У Достоевского в его текстах почти навязчиво воспроизводятся типичные признаки воли в русском ее понимании. Это воля с признаками вся или одна, с определенной принадлежностью как твоя, ваша, моя или его, как великая, полная или добрая по характеру и неизменная, деспотичная или чужая, но обязательно индивидуально-личная. Кроме того, в отличие от «свободы», «воля» включает сразу все три признака личности: чувство («душа») и мысль (рассудок) как компоненты воли. Следовательно, спор о связи воли с чувством или с разумом не имеет смысла: и Чичерин, и Достоевский подчеркивают, что воля формируется на основе информации, полученной от чувств, и направлена разумом (вернее, рассудком).
Общий мир
Противоречие между государством-властью и свободой отдельного человека снимается в обществе. Общество как норма соединяет государство (закон) с человеком быта, с обычным, не статистически «средним» человеком. Государство изначально враждебно человеку, русский человек всегда относился к власти как к неизбежному злу, в отличие от западного обывателя не видя в ней никакого блага. Коренной «анархизм» наш хорошо описывал Лев Толстой в своей публицистике, а это анархизм ответного чувства: нет ничего противнее чиновника на государевой службе. Его презирали и аристократы, и плебс — одинаково. Государство враждебно понуждением извне, что всегда стесняет свободу. Власть есть грех, и славянофилы (не раз отмечено) наивно мирились с существованием самодержавия за то, что оно берет на себя ответственность за грех власти (чего никогда не хотел бы испытать на себе самом русский человек). Может быть, в том и причина наличия постоянно чуждой власти, что естественное чувство брезгливости к власти отчуждает от нее русского.

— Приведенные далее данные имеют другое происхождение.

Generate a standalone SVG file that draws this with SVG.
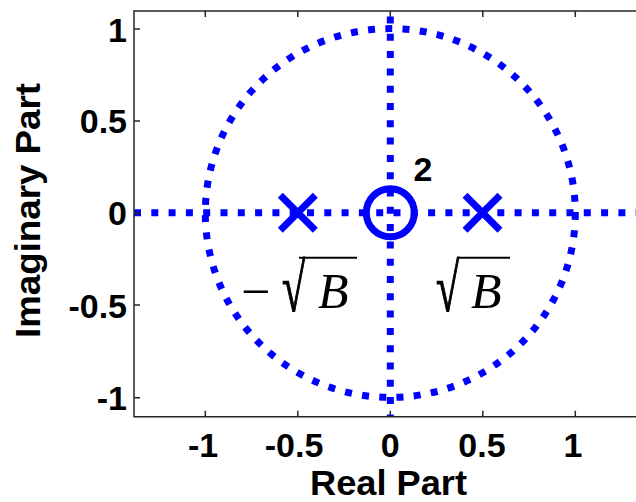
<svg xmlns="http://www.w3.org/2000/svg" width="636" height="502" viewBox="0 0 636 502">
<style>
.ax{stroke:#262626;stroke-width:1.5;fill:none}
.dot{stroke:#0000FF;stroke-width:7;fill:none;stroke-dasharray:7 10.3}
.mk{stroke:#0000FF;stroke-width:7;fill:none}
.tk{font-family:"Liberation Sans",Arial,sans-serif;font-weight:bold;font-size:34px;fill:#000}
.lb{font-family:"Liberation Sans",Arial,sans-serif;font-weight:bold;font-size:35px;fill:#000}
.mt{font-family:"Liberation Serif","Times New Roman",serif;fill:#000}
.rad{stroke:#000;stroke-width:1.2}
</style>
<rect width="636" height="502" fill="#fff"/>
<g id="plot">
  <ellipse class="dot" cx="390.3" cy="213" rx="185" ry="184.4"/>
  <line class="dot" x1="134" y1="212.7" x2="636" y2="212.7"/>
  <line class="dot" x1="390.3" y1="16.5" x2="390.3" y2="416"/>
</g>
<g id="axes">
  <path class="ax" d="M636,11 H134 V416.7 H636"/>
  <path class="ax" d="M205.3,416.7v-6 M297.8,416.7v-6 M390.3,416.7v-6 M482.8,416.7v-6 M575.3,416.7v-6 M205.3,11v6 M297.8,11v6 M390.3,11v6 M482.8,11v6 M575.3,11v6 M134,29h6 M134,121h6 M134,213h6 M134,305h6 M134,397.7h6"/>
</g>
<g id="yticks" class="tk" text-anchor="end">
  <text x="127" y="41.5">1</text>
  <text x="127" y="133">0.5</text>
  <text x="127" y="225">0</text>
  <text x="127" y="318">-0.5</text>
  <text x="127" y="410">-1</text>
</g>
<g id="xticks" class="tk" text-anchor="middle">
  <text x="203" y="457">-1</text>
  <text x="294" y="457">-0.5</text>
  <text x="390.3" y="457">0</text>
  <text x="482" y="457">0.5</text>
  <text x="573" y="457">1</text>
</g>
<text class="lb" x="388.5" y="495" text-anchor="middle" textLength="157" lengthAdjust="spacingAndGlyphs">Real Part</text>
<text class="lb" transform="translate(40,210.5) rotate(-90)" x="0" y="0" text-anchor="middle" textLength="255" lengthAdjust="spacingAndGlyphs">Imaginary Part</text>
<g id="zero">
  <circle class="mk" cx="390.3" cy="212.7" r="24"/>
  <text class="tk" x="413.5" y="181">2</text>
</g>
<g id="pole-neg">
  <path class="mk" d="M280.3,195.2 L315.3,230.2 M280.3,230.2 L315.3,195.2"/>
</g>
<g id="pole-pos">
  <path class="mk" d="M465,195.2 L500,230.2 M465,230.2 L500,195.2"/>
</g>
<g id="label-neg">
  <text class="mt" x="241" y="309" font-size="52">−</text>
  <text class="mt rad" transform="translate(282,311) scale(0.62,1)" font-size="68">√</text>
  <line x1="299" y1="257.7" x2="357" y2="257.7" stroke="#000" stroke-width="2"/>
  <text class="mt" x="318" y="308" font-size="50" font-style="italic">B</text>
</g>
<g id="label-pos">
  <text class="mt rad" transform="translate(436,311) scale(0.62,1)" font-size="68">√</text>
  <line x1="458" y1="257.7" x2="510" y2="257.7" stroke="#000" stroke-width="2"/>
  <text class="mt" x="471" y="308" font-size="50" font-style="italic">B</text>
</g>
</svg>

Древнейшая заповедь язычника: знай свой род — сохраняется, правда, всё меньше, в объемном значении особого «чувства семейной, родовой, племенной родственности или связи, чувство общинных предрасположений и стремлений в борьбе с чувствами родового эгоизма, упорное чувство любви и привязанности к родовым преданиям народной эпической старины», — писал Щапов. Как ни архаически звучат эти слова, они отчасти и верны, хотя бури минувшего века страшно прошлись по душам и сердцам самых близких и самых родных.